Gemini 3.1 Flash Live Preview

Overview

Freshness note: Model capabilities, limits, and pricing can change quickly. This profile is a point-in-time snapshot last verified on June 8, 2026.

Gemini 3.1 Flash Live Preview is Google’s current low-latency live dialogue model for realtime multimodal interaction. The official positioning is clear: this is an audio-to-audio system optimized for real-time dialogue, acoustic nuance, numeric precision, and multimodal awareness rather than just a standard text model with speech bolted on afterward.
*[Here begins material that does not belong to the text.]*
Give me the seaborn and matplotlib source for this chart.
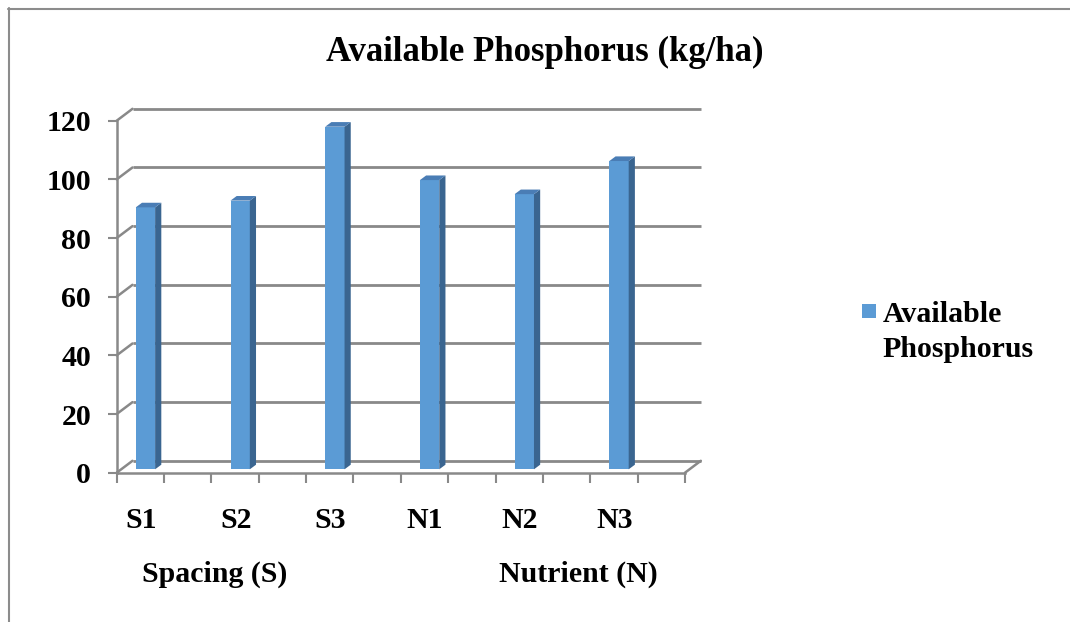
import numpy as np
import pandas as pd
import seaborn as sns
import matplotlib
matplotlib.use("Agg")
import matplotlib.pyplot as plt
from matplotlib.patches import Polygon, Patch, Rectangle
from matplotlib.lines import Line2D
from matplotlib.transforms import Affine2D
from matplotlib.legend_handler import HandlerPatch

# ---- data ----
categories = ["S1", "S2", "S3", "N1", "N2", "N3"]
values = [89.3, 91.6, 116.8, 98.6, 93.8, 105.1]
group_labels = ["Spacing (S)", "Nutrient (N)"]
y_ticks = [0, 20, 40, 60, 80, 100, 120]
title = "Available Phosphorus (kg/ha)"
series_name = "Available\nPhosphorus"

sns.set_style("white")
plt.rcParams["font.family"] = ["Liberation Serif", "DejaVu Serif"]
plt.rcParams["font.weight"] = "bold"
plt.rcParams["text.color"] = "black"
plt.rcParams["xtick.labelcolor"] = "black"
plt.rcParams["ytick.labelcolor"] = "black"

W, H = 1070, 622
fig = plt.figure(figsize=(W / 100, H / 100), dpi=100)
fig.patch.set_facecolor("white")

x0px, x1px = 116.7, 685.0
y0px, y1px = 472.7, 120.7
ax = fig.add_axes([x0px / W, (H - y0px) / H, (x1px - x0px) / W, (y0px - y1px) / H])
ax.set_facecolor("none")

XL = (-0.256, 5.744)
YL = (0, 120)

pxx = (x1px - x0px) / (XL[1] - XL[0])   # px per x unit
pxy = (y0px - y1px) / (YL[1] - YL[0])   # px per y unit

# depth vectors (data units)
DX, DY = 15.8 / pxx, 11.9 / pxy          # full depth (back wall)
FX, FY = 4.5 / pxx, 3.4 / pxy            # bar front-face offset
BX, BY = 6.2 / pxx, 4.6 / pxy            # bar depth

grid_c = "#898989"
front_c = "#5B9BD5"
side_c = "#3A6590"
top_c = "#4A7DB5"

df = pd.DataFrame({"cat": categories, "val": values})
sns.barplot(data=df, x="cat", y="val", order=categories, width=0.204,
            color=front_c, saturation=1, ax=ax, zorder=3, edgecolor="none")
ax.set_xlim(*XL)
ax.set_ylim(*YL)

# back wall gridlines and left wall stubs
for v in y_ticks:
    ax.plot([XL[0] + DX, XL[1] + DX], [v + DY, v + DY], color=grid_c, lw=2.0,
            clip_on=False, zorder=1, solid_capstyle="butt")
    ax.plot([XL[0], XL[0] + DX], [v, v + DY], color=grid_c, lw=1.8,
            clip_on=False, zorder=1)
# floor right edge
ax.plot([XL[1], XL[1] + DX], [0, DY], color=grid_c, lw=1.8, clip_on=False, zorder=1)

for p in list(ax.patches):
    bx, bw, bh = p.get_x(), p.get_width(), p.get_height()
    tr = Affine2D().translate(FX, FY) + ax.transData
    p.set_transform(tr)
    p.set_clip_on(False)
    side = Polygon([(bx + bw, 0), (bx + bw + BX, BY), (bx + bw + BX, bh + BY), (bx + bw, bh)],
                   closed=True, facecolor=side_c, edgecolor="none", transform=tr,
                   clip_on=False, zorder=3)
    top = Polygon([(bx, bh), (bx + BX, bh + BY), (bx + bw + BX, bh + BY), (bx + bw, bh)],
                  closed=True, facecolor=top_c, edgecolor="none", transform=tr,
                  clip_on=False, zorder=3)
    ax.add_patch(side)
    ax.add_patch(top)
ax.set_xlim(*XL)
ax.set_ylim(*YL)

# spines
for s in ["top", "right"]:
    ax.spines[s].set_visible(False)
for s in ["left", "bottom"]:
    ax.spines[s].set_color(grid_c)
    ax.spines[s].set_linewidth(1.8)
    ax.spines[s].set_zorder(4)

ax.set_xlabel("")
ax.set_ylabel("")
ax.set_yticks(y_ticks)
ax.set_yticklabels([str(v) for v in y_ticks], fontsize=21.5, fontweight="bold")
ax.tick_params(axis="y", left=True, direction="out", length=6.5, width=1.5, color=grid_c, pad=12)

ax.set_xticks(np.arange(len(categories)))
ax.set_xticklabels(categories, fontsize=21.5, fontweight="bold")
ax.set_xticks(XL[0] + 0.5 * np.arange(13), minor=True)
ax.tick_params(axis="x", which="major", bottom=True, length=0, pad=25)
ax.tick_params(axis="x", which="minor", bottom=True, direction="out", length=7, width=1.5,
               color=grid_c)

# group labels
fig.text(214.5 / W, 1 - 574 / H, group_labels[0], ha="center", va="center",
         fontsize=21.5, fontweight="bold")
fig.text(578 / W, 1 - 574 / H, group_labels[1], ha="center", va="center",
         fontsize=21.5, fontweight="bold")

# title
fig.text(545 / W, 1 - 52 / H, title, ha="center", va="center", fontsize=25, fontweight="bold")

# legend
class TopHandler(HandlerPatch):
    def create_artists(self, legend, orig_handle, xdescent, ydescent, width, height, fontsize, trans):
        s = 14 * 72 / 100
        r = Rectangle((0, height - s + 22 * 72 / 100), s, s, facecolor=front_c, edgecolor="none",
                      transform=trans)
        return [r]

h = Patch(facecolor=front_c, edgecolor="none", label=series_name)
leg = fig.legend(handles=[h], loc="upper left", bbox_to_anchor=(847 / W, 1 - 286 / H),
                 frameon=False, prop={"family": "Liberation Serif", "weight": "bold", "size": 21.5},
                 handlelength=0.5, handleheight=0.5, handletextpad=0.2, borderpad=0,
                 handler_map={Patch: TopHandler()})
for t in leg.get_texts():
    t.set_linespacing(1.4)

# outer border
fig.add_artist(Line2D([8.5 / W, 8.5 / W], [0, 1 - 8 / H], color="#8c8c8c", lw=1.5))
fig.add_artist(Line2D([8 / W, 1], [1 - 8.5 / H, 1 - 8.5 / H], color="#8c8c8c", lw=1.5))

fig.savefig("out.png", dpi=100, facecolor="white")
That makes it relevant for voice agents, guided assistants, live tutoring, and operational support flows where turn-taking quality matters as much as raw reasoning.

Capabilities

Google’s current model page lists support for text, image, audio, and video inputs with text and audio outputs. It also shows Live API support, function calling, search grounding, and thinking support, which means the model can act as a realtime operational layer instead of only a speech demo.

The interesting distinction is that some common platform capabilities are intentionally absent. Google’s current docs mark batch usage, caching, code execution, structured outputs, and URL context as unsupported here. That is a useful practical signal: the model is specialized for live interactive work, not broad batch automation.

Technical Details

Google’s model docs list:

Model code: gemini-3.1-flash-live-preview
Input token limit: 131,072
Output token limit: 65,536
Inputs: text, image, audio, and video
Outputs: text and audio

The same docs position it as part of the Live API surface, which is the real implementation constraint. Teams should think in terms of session behavior, latency, and dialogue quality, not just one-off prompt-response throughput. Google’s migration notes also say the default thinking level is minimal for latency, async function calling is not yet supported, and proactive audio plus affective dialogue are not yet supported on the 3.1 Flash Live model.

Pricing & Access

Google’s current pricing page lists paid-tier pricing at:

Input: $0.75 per 1M text tokens
Input: $3.00 per 1M audio tokens or$ 0.005/min
Input: $1.00 per 1M image/video tokens or$ 0.002/min
Output: $4.50 per 1M text tokens
Output: $12.00 per 1M audio tokens or$ 0.018/min

Signal Lens stores the text input and text output rates in frontmatter for baseline comparison, but real deployment cost depends heavily on modality mix. Google’s deprecation table lists no shutdown date for gemini-3.1-flash-live-preview at this snapshot.

Best Use Cases

Use Gemini 3.1 Flash Live Preview for realtime voice agents, multimodal live support, conversational tutoring, guided demos, or assistant experiences where interruptibility and natural audio behavior matter.

It is a weak fit for offline summarization, large batch processing, or heavily structured JSON pipelines. Those are better served by non-live Gemini routes.

Comparisons

Gemini 2.5 Flash Native Audio (Google): 2.5 remains a solid live-audio route; 3.1 Flash Live is the newer Gemini 3.1 live lane.
Gemini 3 Flash Preview (Google): Flash Preview is broader and better for non-live agentic work, while Flash Live is specialized for realtime dialogue.
GPT Realtime-style stacks: Same general class of product, with the platform choice usually driven by ecosystem fit, tooling, and deployment preferences.